== Exercise brief ==
Print the listing as it stands, omitting all images.

** start **

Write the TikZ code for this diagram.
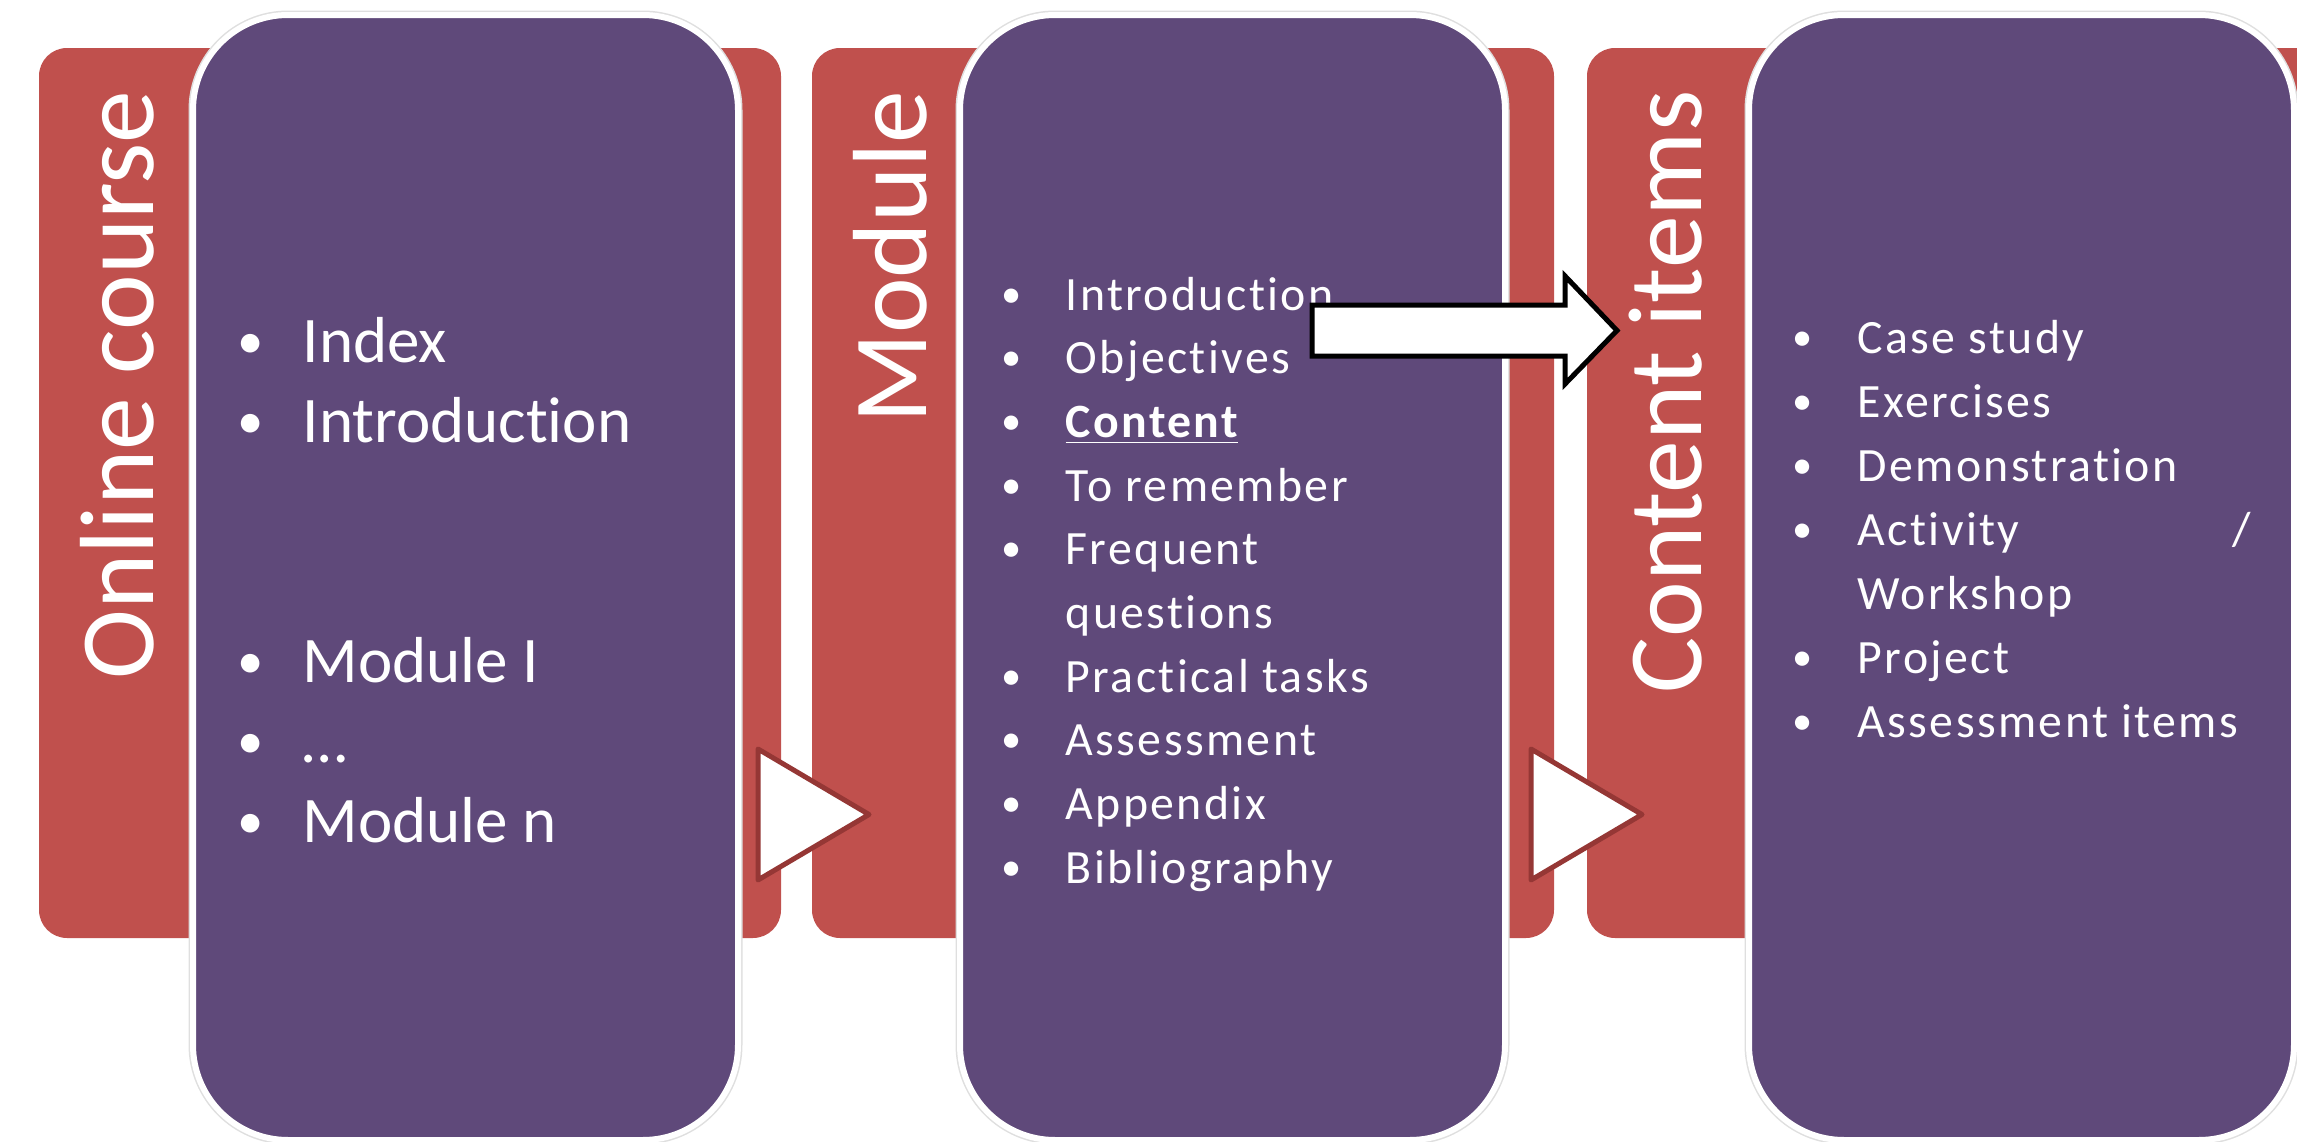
\documentclass[tikz,border=0pt]{standalone}
\usepackage{fontspec}
\setmainfont{Carlito}[Ligatures=NoCommon]
\newfontfamily\itemfont[LetterSpace=5,Ligatures=NoCommon]{Carlito}
\definecolor{tabred}{HTML}{C0504D}
\definecolor{listpurple}{HTML}{5F497A}
\definecolor{tridark}{HTML}{953735}

\tikzset{
  tabbox/.style={fill=tabred, rounded corners=2.8mm},
  listbox/.style={fill=listpurple, draw=white, line width=0.6mm, rounded corners=9.5mm},
  listshadow/.style={draw=gray!25, line width=0.9mm, rounded corners=9.5mm},
  tablabel/.style={white, rotate=90, anchor=base east, inner sep=0pt, font=\fontsize{30}{36}\selectfont},
  bigitem/.style={white, anchor=base west, inner sep=0pt, font=\fontsize{18.5}{22}\selectfont},
  smallitem/.style={white, anchor=base west, inner sep=0pt, font=\itemfont\fontsize{13.6}{16}\selectfont},
  dot/.style={white, anchor=base, inner sep=0pt}
}

\begin{document}
\begin{tikzpicture}[x=0.1mm, y=-0.1mm]
\useasboundingbox (0,0) rectangle (2297,1142);

% red tabs
\foreach \x in {39, 812, 1587}
  \fill[tabbox] (\x,48) rectangle ++(742,890);

\node[tablabel] (lbl1) at (153,90) {Online course};
\node[tablabel] (lbl2) at (926,90) {Module};
\node[tablabel] (lbl3) at (1701,90) {Content items};

% purple lists
\foreach \x in {193, 960, 1749} {
  \draw[listshadow] (\x,15) rectangle ++(545,1125);
  \draw[listbox] (\x,15) rectangle ++(545,1125);
}

% online course
\foreach \n/\t in {0/Index, 1/Introduction, 4/Module I, 5/…, 6/Module n} {
  \node[dot, font=\fontsize{15}{18}\selectfont, yshift=0.4mm] (cb\n) at (251,362+80*\n) {•};
  \node[bigitem] (ci\n) at (302,362+80*\n) {\t};
}

% module
\foreach \n/\b/\t in {0/1/Introduction, 1/1/Objectives, 2/1/{\textbf{\underline{Content}}},
    3/1/To remember, 4/1/Frequent, 5/0/questions, 6/1/Practical tasks,
    7/1/Assessment, 8/1/Appendix, 9/1/Bibliography} {
  \ifnum\b=1 \node[dot, font=\fontsize{11.5}{14}\selectfont, yshift=0.3mm] (mb\n) at (1012,310+63.7*\n) {•}; \fi
  \node[smallitem] (mi\n) at (1065,310+63.7*\n) {\t};
}

% content items
\foreach \n/\b/\t in {0/1/Case study, 1/1/Exercises, 2/1/Demonstration,
    3/1/{\makebox[39.3mm][l]{Activity\hfill/}}, 4/0/Workshop, 5/1/Project, 6/1/Assessment items} {
  \ifnum\b=1 \node[dot, font=\fontsize{11.5}{14}\selectfont, yshift=0.3mm] (ib\n) at (1803,353+64*\n) {•}; \fi
  \node[smallitem] (ii\n) at (1857,353+64*\n) {\t};
}

% play triangles
\foreach \x in {758, 1531}
  \draw[tridark, line width=0.5mm, fill=white, line join=round] (\x,749) -- (\x,880) -- (\x+111,814.5) -- cycle;

% block arrow
\coordinate (arrtail) at (1312,330.5);
\coordinate (arrtip) at (1617,330.5);
\draw[black, line width=0.5mm, fill=white] (arrtail) ++(0,-25.5) -- ++(253,0) -- ++(0,-29) -- (arrtip)
  -- ++(-52,53.5) -- ++(0,-28) -- ++(-253,0) -- cycle;

\end{tikzpicture}
\end{document}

** end **

== Expected answer ==
Write the TikZ code for this diagram.
\documentclass[tikz,border=0pt]{standalone}
\usepackage{fontspec}
\setmainfont{Carlito}[Ligatures=NoCommon]
\newfontfamily\itemfont[LetterSpace=5,Ligatures=NoCommon]{Carlito}
\definecolor{tabred}{HTML}{C0504D}
\definecolor{listpurple}{HTML}{5F497A}
\definecolor{tridark}{HTML}{953735}

\tikzset{
  tabbox/.style={fill=tabred, rounded corners=2.8mm},
  listbox/.style={fill=listpurple, draw=white, line width=0.6mm, rounded corners=9.5mm},
  listshadow/.style={draw=gray!25, line width=0.9mm, rounded corners=9.5mm},
  tablabel/.style={white, rotate=90, anchor=base east, inner sep=0pt, font=\fontsize{30}{36}\selectfont},
  bigitem/.style={white, anchor=base west, inner sep=0pt, font=\fontsize{18.5}{22}\selectfont},
  smallitem/.style={white, anchor=base west, inner sep=0pt, font=\itemfont\fontsize{13.6}{16}\selectfont},
  dot/.style={white, anchor=base, inner sep=0pt}
}

\begin{document}
\begin{tikzpicture}[x=0.1mm, y=-0.1mm]
\useasboundingbox (0,0) rectangle (2297,1142);

% red tabs
\foreach \x in {39, 812, 1587}
  \fill[tabbox] (\x,48) rectangle ++(742,890);

\node[tablabel] (lbl1) at (153,90) {Online course};
\node[tablabel] (lbl2) at (926,90) {Module};
\node[tablabel] (lbl3) at (1701,90) {Content items};

% purple lists
\foreach \x in {193, 960, 1749} {
  \draw[listshadow] (\x,15) rectangle ++(545,1125);
  \draw[listbox] (\x,15) rectangle ++(545,1125);
}

% online course
\foreach \n/\t in {0/Index, 1/Introduction, 4/Module I, 5/…, 6/Module n} {
  \node[dot, font=\fontsize{15}{18}\selectfont, yshift=0.4mm] (cb\n) at (251,362+80*\n) {•};
  \node[bigitem] (ci\n) at (302,362+80*\n) {\t};
}

% module
\foreach \n/\b/\t in {0/1/Introduction, 1/1/Objectives, 2/1/{\textbf{\underline{Content}}},
    3/1/To remember, 4/1/Frequent, 5/0/questions, 6/1/Practical tasks,
    7/1/Assessment, 8/1/Appendix, 9/1/Bibliography} {
  \ifnum\b=1 \node[dot, font=\fontsize{11.5}{14}\selectfont, yshift=0.3mm] (mb\n) at (1012,310+63.7*\n) {•}; \fi
  \node[smallitem] (mi\n) at (1065,310+63.7*\n) {\t};
}

% content items
\foreach \n/\b/\t in {0/1/Case study, 1/1/Exercises, 2/1/Demonstration,
    3/1/{\makebox[39.3mm][l]{Activity\hfill/}}, 4/0/Workshop, 5/1/Project, 6/1/Assessment items} {
  \ifnum\b=1 \node[dot, font=\fontsize{11.5}{14}\selectfont, yshift=0.3mm] (ib\n) at (1803,353+64*\n) {•}; \fi
  \node[smallitem] (ii\n) at (1857,353+64*\n) {\t};
}

% play triangles
\foreach \x in {758, 1531}
  \draw[tridark, line width=0.5mm, fill=white, line join=round] (\x,749) -- (\x,880) -- (\x+111,814.5) -- cycle;

% block arrow
\coordinate (arrtail) at (1312,330.5);
\coordinate (arrtip) at (1617,330.5);
\draw[black, line width=0.5mm, fill=white] (arrtail) ++(0,-25.5) -- ++(253,0) -- ++(0,-29) -- (arrtip)
  -- ++(-52,53.5) -- ++(0,-28) -- ++(-253,0) -- cycle;

\end{tikzpicture}
\end{document}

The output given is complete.